Sophisticated social media bots can be bought online, either as source codes enabling the bots to be customised, or as ready to use products.
In 2015 it cost around $10 to buy 1000 fake friends for Facebook. Bots also operate on Instagram, which is owned by Facebook and has 700 million users a month. Websites can pay from $10 a month to have bots go on “automated liking, following and commenting sprees” on Instagram in the hope that their websites will be followed or liked in return.
“Bot-making platform Motion.ai has just released a "bot store," where companies, groups, and individuals who want to release a bot can get, customize, and deploy a bot in minutes."
Reference: Sapna Maheshwari. ‘How Bots Are Inflating Instagram Egos.’ The New York Times. 6 June 2017.
Gramista’s website said that for $1.79 a day, it would “automate liking, following and unfollowing just like a human being would.” Another, named Archie.co, which bills itself as a “liking application,” said it works with both Twitter and Instagram and would help users “find real eyeballs in a much cheaper way than paid advertising.”
Nick Bilton from the New York Times used software "Twitter Supremacy":
Reference: Nick Bilton. ‘Social Media Bots Offer Phony Friends and Real Profit.’ The New York Times, 19 November 2014
With minimal effort, I downloaded a piece of software called Twitter Supremacy. For $50 for a six-month license, the software (which violates Twitter’s terms of service agreement) lets me fabricate an unlimited number of friends. With an army of fake friends at my disposal, I can now charge people who want to increase their number of followers or promote certain tweets. One bot creator I talked to (who spoke only on the condition of anonymity because his work violates user agreements with social media sites) said that he manages hundreds of thousands of Instagram bots and makes a good living by pushing posts to the app’s popular page. He can also manufacture all kinds of engagement, including following accounts and commenting on photos.
Bots can be used to generate likes, comments, posts and fake followers on social media sites.
For example, “In one 30-day period this year, the @canon_bw account liked more than 27,000 photos and left almost 7,000 comments, some of which led to enthusiastic responses.” This practice has increased since 2016 when Instagram started ranking posts according to “what its data said people wanted to see or click on” rather than in chronological order.
The more likes and followers a website has the more legitimate it seems. The more popular websites are the more people take notice of them and the more advertising they can attract. In 2016 marketers “spent more than $570 million on influencer marketing on Instagram” alone.

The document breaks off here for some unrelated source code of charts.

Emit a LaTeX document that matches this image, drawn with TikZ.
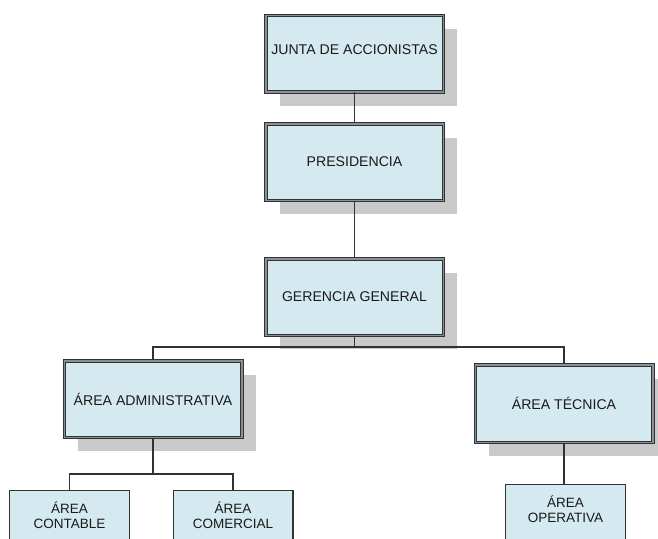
\documentclass[tikz,border=0pt]{standalone}
\usepackage{fontspec}
\setmainfont{Liberation Sans}
\usetikzlibrary{shadows}
\definecolor{boxfill}{RGB}{213,234,240}
\definecolor{shadowgray}{RGB}{201,201,201}
\definecolor{edge}{RGB}{50,50,50}
\definecolor{gapgray}{RGB}{135,145,150}
\definecolor{txt}{RGB}{25,25,25}
\tikzset{
  mainbox/.style={draw=edge, line width=1pt, double=gapgray, double distance=1.5pt,
    fill=boxfill, minimum width=177.5pt, minimum height=76.5pt, inner sep=0pt,
    text=txt, font=\fontsize{14.1}{16}\selectfont,
    drop shadow={shadow xshift=14pt, shadow yshift=-14pt, fill=shadowgray, opacity=1}},
  smallbox/.style={draw=edge, line width=1.2pt, fill=boxfill, minimum width=119.8pt,
    minimum height=80pt, anchor=north, inner sep=0pt},
  lbl/.style={anchor=center, yshift=-25.5pt, align=center, text=txt,
    font=\fontsize{13.5}{15}\selectfont, inner sep=0pt},
  conn/.style={draw=edge, line width=1.2pt}
}
\begin{document}
\begin{tikzpicture}[x=1pt, y=-1pt]
\path[use as bounding box] (0,0) rectangle (658,538);
\clip (0,0) rectangle (658,538);
\node[mainbox] (junta) at (354.5,53.5) {\raisebox{7pt}{JUNTA DE ACCIONISTAS}};
\node[mainbox] (pres) at (354.5,162) {PRESIDENCIA};
\node[mainbox] (ger) at (354.5,297) {GERENCIA GENERAL};
\node[mainbox] (admin) at (153,399) {ÁREA ADMINISTRATIVA};
\node[mainbox, minimum height=77.5pt] (tec) at (564,403.5) {ÁREA TÉCNICA};
\node[smallbox, label={[lbl]north:{ÁREA\\CONTABLE}}] (cont) at (69.5,490) {};
\node[smallbox, label={[lbl]north:{ÁREA\\COMERCIAL}}] (com) at (233,490) {};
\node[smallbox, label={[lbl]north:{ÁREA\\OPERATIVA}}] (oper) at (565.5,484) {};
\coordinate (split) at (354.5,347);
\coordinate (split2) at (153,474);
\draw[conn] (junta.south) -- (pres.north);
\draw[conn] (pres.south) -- (ger.north);
\draw[conn] (ger.south) -- (split);
\draw[conn] (admin.north) |- (split) -| (tec.north);
\draw[conn] (admin.south) -- (split2);
\draw[conn] (cont.north) |- (split2) -| (com.north);
\draw[conn] (tec.south) -- (tec.south |- oper.north);
\end{tikzpicture}
\end{document}
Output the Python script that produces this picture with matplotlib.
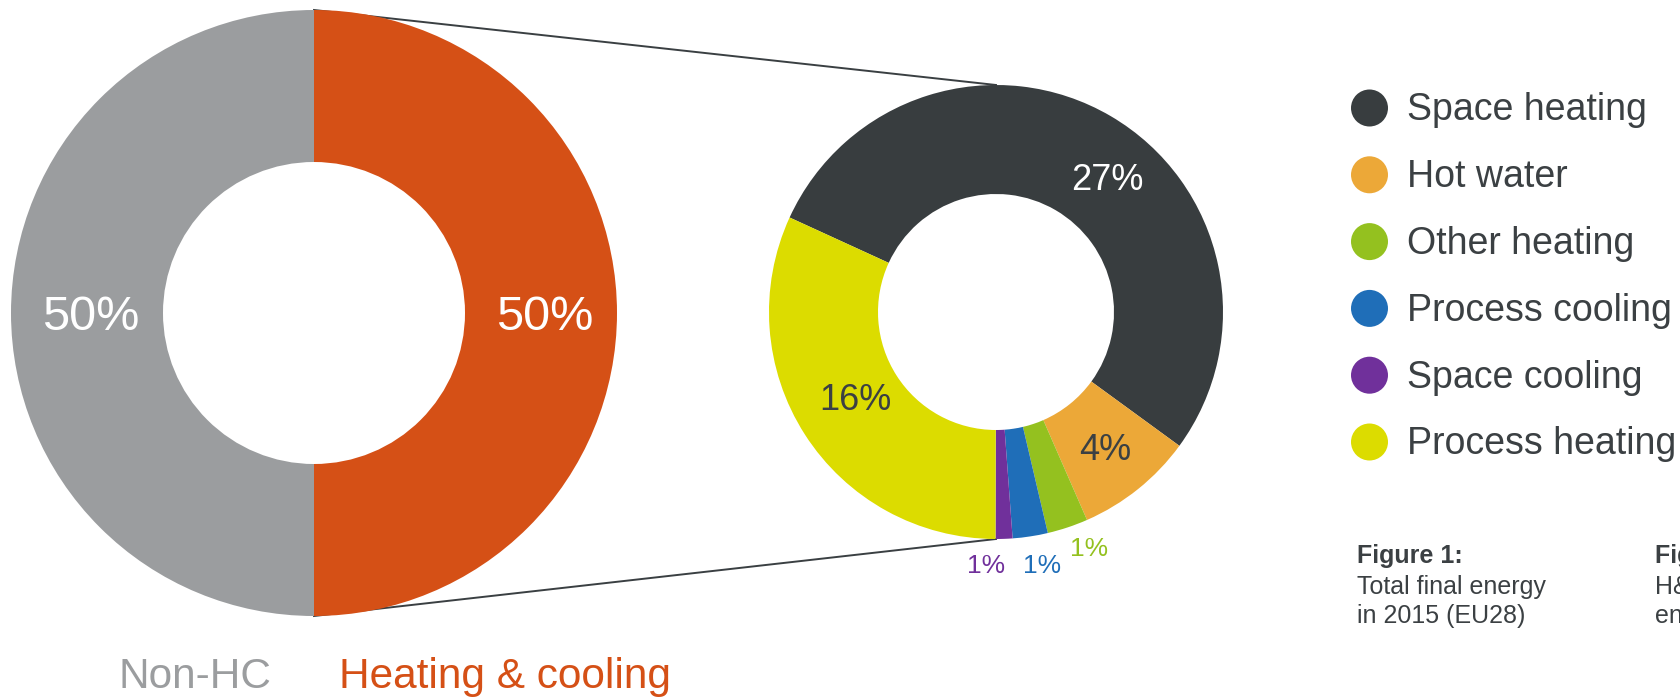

Bots are used in this way by celebrities, politicians, as well as corporations with branded products, to seem more popular than they are. It also enables celebrities to earn money. Someone with millions of Twitter followers can be paid thousands to promote a product or service. “For a single tweet, Facebook update or Instagram photo, brands will pay $1,500 to $2,500 to lower-tier celebrities like Marlon Wayans or Holly Madison, and up to $50,000 to upper-tier celebrities”. Celebrities may gain bot followers, not because they buy them but because “bot farms” follow them.